Exercise instructions
All the data below goes into the copy word for word, but the pictures don't.

---

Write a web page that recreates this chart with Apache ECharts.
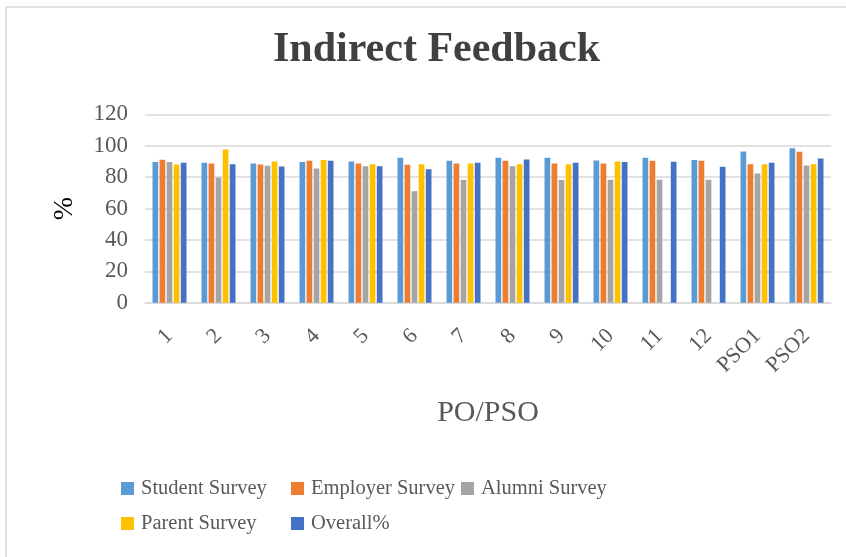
<!DOCTYPE html>
<html>
<head>
<meta charset="utf-8">
<script src="https://cdn.jsdelivr.net/npm/echarts@6/dist/echarts.min.js"></script>
<style>
html,body{margin:0;padding:0;background:#fff;}
#chart{width:846px;height:557px;}
</style>
</head>
<body>
<div id="chart"></div>
<script>
const categories = ['1','2','3','4','5','6','7','8','9','10','11','12','PSO1','PSO2'];
const studentSurvey  = [89.6, 89.2, 88.7, 89.6, 90.0, 92.3, 90.4, 92.3, 92.3, 90.6, 92.3, 90.9, 96.4, 98.5];
const employerSurvey = [91.1, 88.7, 88.1, 90.4, 88.7, 87.9, 88.7, 90.4, 88.7, 88.7, 90.4, 90.4, 88.3, 96.2];
const alumniSurvey   = [89.6, 79.8, 87.2, 85.5, 87.0, 71.1, 78.3, 87.0, 78.3, 78.3, 78.3, 78.3, 82.3, 87.4];
const parentSurvey   = [88.1, 97.6, 90.0, 90.9, 88.3, 88.3, 88.7, 88.3, 88.3, 90.0, null, null, 88.3, 88.3];
const overall        = [89.2, 88.3, 86.8, 90.4, 87.0, 85.1, 89.2, 91.3, 89.2, 89.6, 89.8, 86.6, 89.2, 91.9];
const yTicks = [0, 20, 40, 60, 80, 100, 120];

const seriesNames = ['Student Survey','Employer Survey','Alumni Survey','Parent Survey','Overall%'];
const seriesData = [studentSurvey, employerSurvey, alumniSurvey, parentSurvey, overall];
const colors = ['#5B9BD5','#ED7D31','#A5A5A5','#FFC000','#4472C4'];

const FONT = '"Liberation Serif", "DejaVu Serif", serif';
const chart = echarts.init(document.getElementById('chart'), null, {renderer:'canvas'});

const legendPos = [[121,478],[291,478],[461,478],[121,513],[291,513]];
const legends = seriesNames.map((n,i)=>({
  data:[n], left:legendPos[i][0], top:legendPos[i][1], orient:'horizontal',
  itemWidth:13, itemHeight:13, itemGap:0, icon:'rect', padding:0,
  textStyle:{fontFamily:FONT, fontSize:20.5, color:'#595959', padding:[0,0,0,2]},
  selectedMode:false
}));

chart.setOption({
  animation:false,
  backgroundColor:'#fff',
  color:colors,
  title:{
    text:'Indirect Feedback', left:268, top:24,
    textStyle:{fontFamily:FONT, fontSize:42, fontWeight:'bold', color:'#404040'}
  },
  legend:legends,
  grid:{left:145, right:15, top:114.4, bottom:254.3, containLabel:false},
  xAxis:{
    type:'category', data:categories,
    axisLine:{lineStyle:{color:'#d9d9d9', width:1.5}},
    axisTick:{show:false},
    axisLabel:{rotate:45, margin:30, fontFamily:FONT, fontSize:22, color:'#595959', interval:0},
    name:'PO/PSO', nameLocation:'middle', nameGap:95,
    nameTextStyle:{fontFamily:FONT, fontSize:30, color:'#595959'}
  },
  yAxis:{
    type:'value', min:yTicks[0], max:yTicks[yTicks.length-1], interval:20,
    axisLine:{show:false}, axisTick:{show:false},
    splitLine:{lineStyle:{color:'#d9d9d9', width:1.5}},
    axisLabel:{margin:17, fontFamily:FONT, fontSize:23, color:'#595959'},
    name:'%', nameLocation:'middle', nameRotate:90, nameGap:66,
    nameTextStyle:{fontFamily:FONT, fontSize:28, color:'#000'}
  },
  graphic:[
    {type:'line', shape:{x1:6, y1:7, x2:846, y2:7}, style:{stroke:'#d9d9d9', lineWidth:1.5}, silent:true},
    {type:'line', shape:{x1:6, y1:7, x2:6, y2:557}, style:{stroke:'#d9d9d9', lineWidth:1.5}, silent:true}
  ],
  series:seriesNames.map((n,i)=>({
    name:n, type:'bar', data:seriesData[i], barWidth:5.7, barGap:'24%',
    itemStyle:{color:colors[i]}
  }))
});
</script>
</body>
</html>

---

Solution below
Write a web page that recreates this chart with Apache ECharts.
<!DOCTYPE html>
<html>
<head>
<meta charset="utf-8">
<script src="https://cdn.jsdelivr.net/npm/echarts@6/dist/echarts.min.js"></script>
<style>
html,body{margin:0;padding:0;background:#fff;}
#chart{width:846px;height:557px;}
</style>
</head>
<body>
<div id="chart"></div>
<script>
const categories = ['1','2','3','4','5','6','7','8','9','10','11','12','PSO1','PSO2'];
const studentSurvey  = [89.6, 89.2, 88.7, 89.6, 90.0, 92.3, 90.4, 92.3, 92.3, 90.6, 92.3, 90.9, 96.4, 98.5];
const employerSurvey = [91.1, 88.7, 88.1, 90.4, 88.7, 87.9, 88.7, 90.4, 88.7, 88.7, 90.4, 90.4, 88.3, 96.2];
const alumniSurvey   = [89.6, 79.8, 87.2, 85.5, 87.0, 71.1, 78.3, 87.0, 78.3, 78.3, 78.3, 78.3, 82.3, 87.4];
const parentSurvey   = [88.1, 97.6, 90.0, 90.9, 88.3, 88.3, 88.7, 88.3, 88.3, 90.0, null, null, 88.3, 88.3];
const overall        = [89.2, 88.3, 86.8, 90.4, 87.0, 85.1, 89.2, 91.3, 89.2, 89.6, 89.8, 86.6, 89.2, 91.9];
const yTicks = [0, 20, 40, 60, 80, 100, 120];

const seriesNames = ['Student Survey','Employer Survey','Alumni Survey','Parent Survey','Overall%'];
const seriesData = [studentSurvey, employerSurvey, alumniSurvey, parentSurvey, overall];
const colors = ['#5B9BD5','#ED7D31','#A5A5A5','#FFC000','#4472C4'];

const FONT = '"Liberation Serif", "DejaVu Serif", serif';
const chart = echarts.init(document.getElementById('chart'), null, {renderer:'canvas'});

const legendPos = [[121,478],[291,478],[461,478],[121,513],[291,513]];
const legends = seriesNames.map((n,i)=>({
  data:[n], left:legendPos[i][0], top:legendPos[i][1], orient:'horizontal',
  itemWidth:13, itemHeight:13, itemGap:0, icon:'rect', padding:0,
  textStyle:{fontFamily:FONT, fontSize:20.5, color:'#595959', padding:[0,0,0,2]},
  selectedMode:false
}));

chart.setOption({
  animation:false,
  backgroundColor:'#fff',
  color:colors,
  title:{
    text:'Indirect Feedback', left:268, top:24,
    textStyle:{fontFamily:FONT, fontSize:42, fontWeight:'bold', color:'#404040'}
  },
  legend:legends,
  grid:{left:145, right:15, top:114.4, bottom:254.3, containLabel:false},
  xAxis:{
    type:'category', data:categories,
    axisLine:{lineStyle:{color:'#d9d9d9', width:1.5}},
    axisTick:{show:false},
    axisLabel:{rotate:45, margin:30, fontFamily:FONT, fontSize:22, color:'#595959', interval:0},
    name:'PO/PSO', nameLocation:'middle', nameGap:95,
    nameTextStyle:{fontFamily:FONT, fontSize:30, color:'#595959'}
  },
  yAxis:{
    type:'value', min:yTicks[0], max:yTicks[yTicks.length-1], interval:20,
    axisLine:{show:false}, axisTick:{show:false},
    splitLine:{lineStyle:{color:'#d9d9d9', width:1.5}},
    axisLabel:{margin:17, fontFamily:FONT, fontSize:23, color:'#595959'},
    name:'%', nameLocation:'middle', nameRotate:90, nameGap:66,
    nameTextStyle:{fontFamily:FONT, fontSize:28, color:'#000'}
  },
  graphic:[
    {type:'line', shape:{x1:6, y1:7, x2:846, y2:7}, style:{stroke:'#d9d9d9', lineWidth:1.5}, silent:true},
    {type:'line', shape:{x1:6, y1:7, x2:6, y2:557}, style:{stroke:'#d9d9d9', lineWidth:1.5}, silent:true}
  ],
  series:seriesNames.map((n,i)=>({
    name:n, type:'bar', data:seriesData[i], barWidth:5.7, barGap:'24%',
    itemStyle:{color:colors[i]}
  }))
});
</script>
</body>
</html>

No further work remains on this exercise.